Montréal avec sa concentration de festivals, de journées de…, de semaines de…, de fêtes de… est un lieu béni de Dieu pour « vérifier » les théories de Debord et comprendre les limites des interprétations qu’on donne de son livre. Que tant de scribouillards universitaires pondent des tartines contre la festivalerie touristique montréalaise en faisant appel à l’éthique n’a rien d’étonnant. Ça ne m’étonnerait même pas que certains aient le culot de citer à ce propos le temps pseudo-cyclique consommable ! Ce que messieurs les professeurs-journalistes n’ont pas compris c’est qu’ils sont encore plus dans le spectacle que l’organisateur du Festival juste pour rire. Les universités en tant que lieu de production de connaissances (et quoi que les vieux grognons en disent, elles produisent des connaissances) sont un des centres principaux du mécanisme spectaculaire. Et en remplissant leur fonction sociale de critique, de « travail du langage », d’invention de concepts qui entreront dans le marché afin que rien ne change, elles génèrent une richesse qui aide à garder intacts les mécanismes existants du pouvoir. La fusion des professeurs et des journalistes (si bien réalisée au Québec par Le Devoir) est ce qui peut arriver de mieux (et donc de pire) :  l’industrie lourde et l’industrie légère de la pensée s’épaulant pour conserver le statu quo.

 

Tout ce qui était directement vécu s’est éloigné dans une représentation.
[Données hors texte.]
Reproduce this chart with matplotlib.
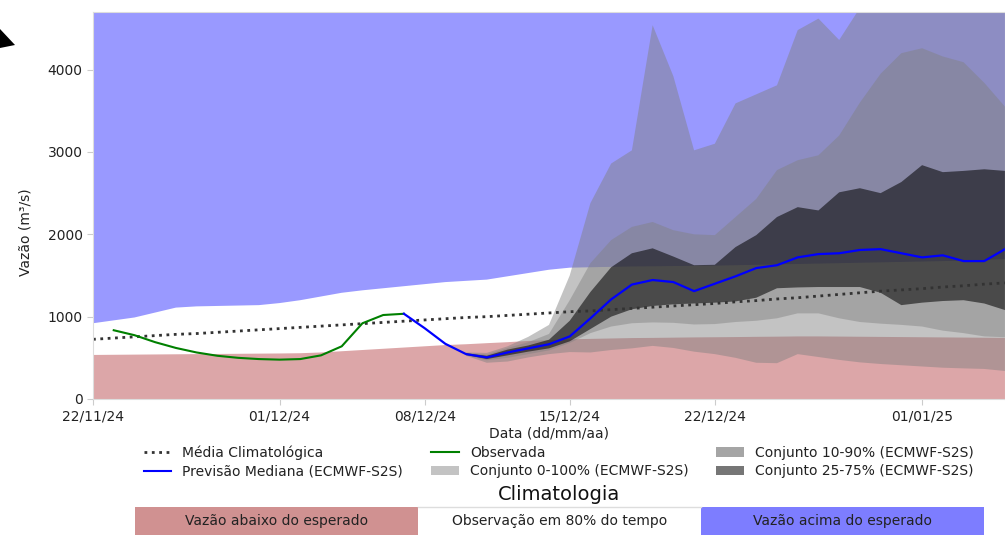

C’est fort. Ça fait penser, aussi parce que ce n’est pas tout à fait vrai. Rien que des images et des mots pour parler d’images et de mots. Tout est interprétation, comme tous les penseurs post-niez-tschéens n’ont cesse d’annoncer. Et même dans les moments plus corporels (plus objectifs), les images médiatisent les rapports. En soi cela n’a rien d’étrange. On ne fait plus l’amour de la même manière quand on a vu toutes sortes de positions, de vitesses, de frissons au cinéma. Mais cela pourrait être une richesse. Pourrait impliquer une augmentation des besoins et donc des requêtes plus fortes et donc des activités… Sur cela Debord ne serait pas d’accord. Il croit que l’augmentation des besoins n’est qu’un faux enrichissement (les pseudo-besoins), une ruse du marché. Oui, c’est certainement une ruse du marché, mais même le policier du coin sait que l’arroseur peut être arrosé.

 

Debord, comme les penseurs de la post-modernité, croit qu’il faut de nouveaux concepts pour saisir la spécificité de notre époque. Mais, contrairement à ces derniers, il en a trouvé un de bien solide, « spectacle », qu’il veut employer pour donner des armes théoriques aux ennemis du... spectacle. Des armes théoriques inutilisables si elles ne volent pas sur les ailes de l’action.

 

Trente ans après on peut s’étonner de la génialité de sa découverte qui a été desservie par le signifiant qu’il a choisi (« spectacle »), car « spectacle » avait et continue d’avoir, malgré les efforts de Debord, une connotation trop étroite. L’expression américaine Knowledge Society est bien plus forte et plus utile pour « les ennemis de la société ». Plus forte car elle permet de ramener la connaissance dans la société et de souligner la centralité du langage. Plus utile car plus vraie.

 

Entre l’optimisme bébête de La société communicationnelle ou de L’intelligence collective et le pessimisme de La société du Spectacle, il y a de quoi inventer.

 

Guy Debord, La société du spectacle, Gallimard, 1992.